[START Extracted material]

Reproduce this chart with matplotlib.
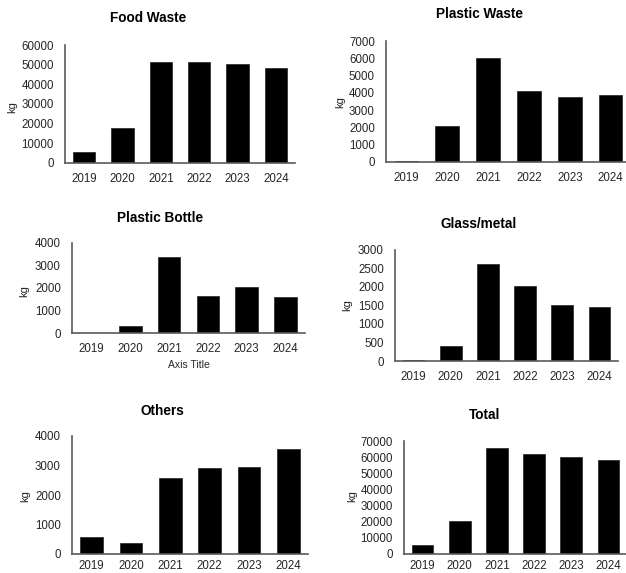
"""Waste collected per year, by category (kg)"""
import matplotlib
matplotlib.use('Agg')
import matplotlib.pyplot as plt

W, H = 626, 573
DPI = 100

YEARS = ['2019', '2020', '2021', '2022', '2023', '2024']

food_waste = [5600, 18000, 51200, 51300, 50100, 48300]
plastic_waste = [50, 2070, 6020, 4120, 3770, 3850]
plastic_bottle = [0, 330, 3380, 1660, 2030, 1600]
glass_metal = [25, 410, 2630, 2040, 1520, 1470]
others = [560, 360, 2570, 2920, 2955, 3560]
total = [5750, 20700, 65700, 62000, 60200, 58500]

# name, values, y max, y step, axes box in px (left, top, right, bottom),
# title centre px, kg label centre px, x axis title, year label pad
PANELS = [
    ('Food Waste', food_waste, 60000, 10000, (65, 45, 295, 163), (148, 18), (12, 107), None, 7),
    ('Plastic Waste', plastic_waste, 7000, 1000, (386, 41, 631, 162), (480, 14), (340, 102), None, 7),
    ('Plastic Bottle', plastic_bottle, 4000, 1000, (72, 243, 305, 333), (160, 218), (24, 291), 'Axis Title', 7),
    ('Glass/metal', glass_metal, 3000, 500, (395, 250, 618, 361), (479, 224), (347, 305), None, 7),
    ('Others', others, 4000, 1000, (72, 436, 308, 554), (162, 411), (25, 496), None, 4.5),
    ('Total', total, 70000, 10000, (404, 441, 627, 554), (485, 415), (352, 496), None, 4.5),
]

AXIS_GREY = '#5a5a5a'
TEXT_GREY = '#262626'

plt.rcParams['font.family'] = ['Liberation Sans', 'DejaVu Sans']

fig = plt.figure(figsize=(W / DPI, H / DPI), dpi=DPI)
fig.patch.set_facecolor('white')


def fx(px):
    return px / W


def fy(py):
    return 1 - py / H


for name, values, ymax, ystep, box, title_xy, kg_xy, xtitle, xpad in PANELS:
    left, top, right, bottom = box
    ax = fig.add_axes([fx(left), fy(bottom), (right - left) / W, (bottom - top) / H])
    ax.bar(range(len(YEARS)), values, width=0.58, color='black', edgecolor='#222222', linewidth=0.5)
    ax.set_xlim(-0.5, len(YEARS) - 0.5)
    ax.set_ylim(0, ymax)
    ax.set_yticks(range(0, ymax + 1, ystep))
    ax.set_xticks(range(len(YEARS)))
    ax.set_xticklabels(YEARS)
    for side in ('top', 'right'):
        ax.spines[side].set_visible(False)
    for side in ('left', 'bottom'):
        ax.spines[side].set_color(AXIS_GREY)
        ax.spines[side].set_linewidth(1.2)
    ax.tick_params(axis='both', length=0, labelsize=8.3, labelcolor=TEXT_GREY)
    ax.tick_params(axis='x', pad=xpad)
    ax.tick_params(axis='y', pad=8)
    ax.set_facecolor('none')
    if xtitle:
        ax.set_xlabel(xtitle, fontsize=7.5, color=TEXT_GREY, labelpad=4)

    fig.text(fx(title_xy[0]), fy(title_xy[1]), name, ha='center', va='center',
             fontsize=9.8, fontweight='bold', color='black')
    fig.text(fx(kg_xy[0]), fy(kg_xy[1]), 'kg', ha='center', va='center',
             rotation=90, fontsize=8, color=TEXT_GREY)

fig.savefig('out.png', dpi=DPI, facecolor='white')
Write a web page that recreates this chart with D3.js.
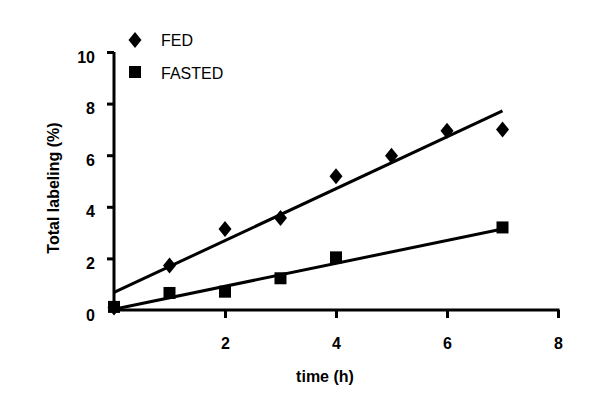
<!DOCTYPE html>
<html><head><meta charset="utf-8">
<script src="https://cdn.jsdelivr.net/npm/d3@7"></script>
<style>body{margin:0;background:#fff;}svg{display:block;}</style>
</head><body>
<script>
const times = [0,1,2,3,4,5,6,7];
const fedValues = [0.1,1.72,3.14,3.57,5.18,5.98,6.95,7.0];
const fastedTimes = [0,1,2,3,4,7];
const fastedValues = [0.12,0.66,0.71,1.23,2.04,3.2];
const fedFit = [[0,0.68],[7,7.72]];
const fastedFit = [[0,0.03],[7,3.14]];
const xTicks = [2,4,6,8];
const yTicks = [0,2,4,6,8,10];

const W=600,H=406;
const svg=d3.select("body").append("svg").attr("width",W).attr("height",H);
const x=d3.scaleLinear().domain([0,8]).range([114,558]);
const y=d3.scaleLinear().domain([0,10]).range([310,52]);
const font="Arial, 'Liberation Sans', sans-serif";

// axes
const xAxis=svg.append("g").attr("transform",`translate(0,${y(0)})`)
  .call(d3.axisBottom(x).tickValues(xTicks).tickSize(8).tickPadding(20).tickSizeOuter(0));
const yAxis=svg.append("g").attr("transform",`translate(${x(0)},0)`)
  .call(d3.axisLeft(y).tickValues(yTicks).tickSize(7).tickPadding(12).tickSizeOuter(0));
[xAxis,yAxis].forEach(a=>{
  a.select(".domain").attr("stroke","#000").attr("stroke-width",3);
  a.selectAll(".tick line").attr("stroke","#000").attr("stroke-width",3);
  a.selectAll(".tick text").attr("font-family",font).attr("font-size",16).attr("font-weight","bold").attr("fill","#000");
});
yAxis.selectAll(".tick text").attr("dy",10);
yAxis.select(".domain").attr("d",`M0,${y(0)+1.5}V${y(10)}`);
yAxis.selectAll(".tick").filter(d=>d===0).select("line").remove();
xAxis.select(".domain").attr("d",`M${x(0)-1.5},0H${x(8)+1.5}`);

// titles
svg.append("text").attr("x",325).attr("y",382).attr("text-anchor","middle")
  .attr("font-family",font).attr("font-size",16).attr("font-weight","bold").text("time (h)");
svg.append("text").attr("transform","translate(59,188) rotate(-90)").attr("text-anchor","middle")
  .attr("font-family",font).attr("font-size",16).attr("font-weight","bold").text("Total labeling (%)");

// fit lines
const line=d3.line().x(d=>x(d[0])).y(d=>y(d[1]));
svg.append("path").attr("d",line(fedFit)).attr("stroke","#000").attr("stroke-width",3).attr("fill","none");
svg.append("path").attr("d",line(fastedFit)).attr("stroke","#000").attr("stroke-width",3).attr("fill","none");

// markers
const diamond=(cx,cy)=>`M${cx},${cy-8}L${cx+6.5},${cy}L${cx},${cy+8}L${cx-6.5},${cy}Z`;
svg.append("g").selectAll("path").data(times.map((t,i)=>[t,fedValues[i]])).join("path")
  .attr("d",d=>diamond(x(d[0]),y(d[1]))).attr("fill","#000");
svg.append("g").selectAll("rect").data(fastedTimes.map((t,i)=>[t,fastedValues[i]])).join("rect")
  .attr("x",d=>x(d[0])-6).attr("y",d=>y(d[1])-6).attr("width",12).attr("height",12).attr("fill","#000");

// legend
svg.append("path").attr("d",diamond(135,40)).attr("fill","#000");
svg.append("rect").attr("x",129).attr("y",66).attr("width",12).attr("height",12).attr("fill","#000");
svg.append("text").attr("x",161).attr("y",46).attr("font-family",font).attr("font-size",16).text("FED");
svg.append("text").attr("x",161).attr("y",79).attr("font-family",font).attr("font-size",16).text("FASTED");
</script>
</body></html>
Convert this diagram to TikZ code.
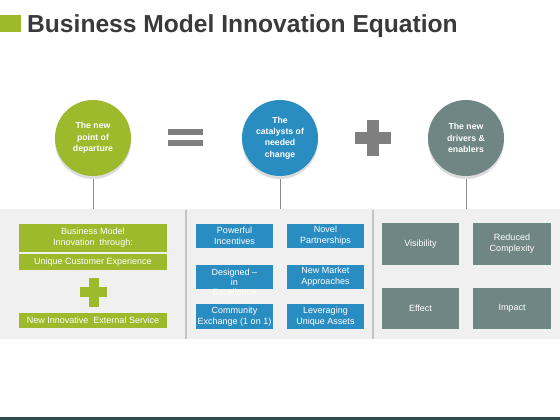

[END Extracted material]

Reproduce only the lines running from the beginning of the entries above to the line holding "return 1 - py / H", inclusive. Pictures stay out of the copy.

** Solution for this problem **
Reproduce this chart with matplotlib.
"""Waste collected per year, by category (kg)"""
import matplotlib
matplotlib.use('Agg')
import matplotlib.pyplot as plt

W, H = 626, 573
DPI = 100

YEARS = ['2019', '2020', '2021', '2022', '2023', '2024']

food_waste = [5600, 18000, 51200, 51300, 50100, 48300]
plastic_waste = [50, 2070, 6020, 4120, 3770, 3850]
plastic_bottle = [0, 330, 3380, 1660, 2030, 1600]
glass_metal = [25, 410, 2630, 2040, 1520, 1470]
others = [560, 360, 2570, 2920, 2955, 3560]
total = [5750, 20700, 65700, 62000, 60200, 58500]

# name, values, y max, y step, axes box in px (left, top, right, bottom),
# title centre px, kg label centre px, x axis title, year label pad
PANELS = [
    ('Food Waste', food_waste, 60000, 10000, (65, 45, 295, 163), (148, 18), (12, 107), None, 7),
    ('Plastic Waste', plastic_waste, 7000, 1000, (386, 41, 631, 162), (480, 14), (340, 102), None, 7),
    ('Plastic Bottle', plastic_bottle, 4000, 1000, (72, 243, 305, 333), (160, 218), (24, 291), 'Axis Title', 7),
    ('Glass/metal', glass_metal, 3000, 500, (395, 250, 618, 361), (479, 224), (347, 305), None, 7),
    ('Others', others, 4000, 1000, (72, 436, 308, 554), (162, 411), (25, 496), None, 4.5),
    ('Total', total, 70000, 10000, (404, 441, 627, 554), (485, 415), (352, 496), None, 4.5),
]

AXIS_GREY = '#5a5a5a'
TEXT_GREY = '#262626'

plt.rcParams['font.family'] = ['Liberation Sans', 'DejaVu Sans']

fig = plt.figure(figsize=(W / DPI, H / DPI), dpi=DPI)
fig.patch.set_facecolor('white')


def fx(px):
    return px / W


def fy(py):
    return 1 - py / H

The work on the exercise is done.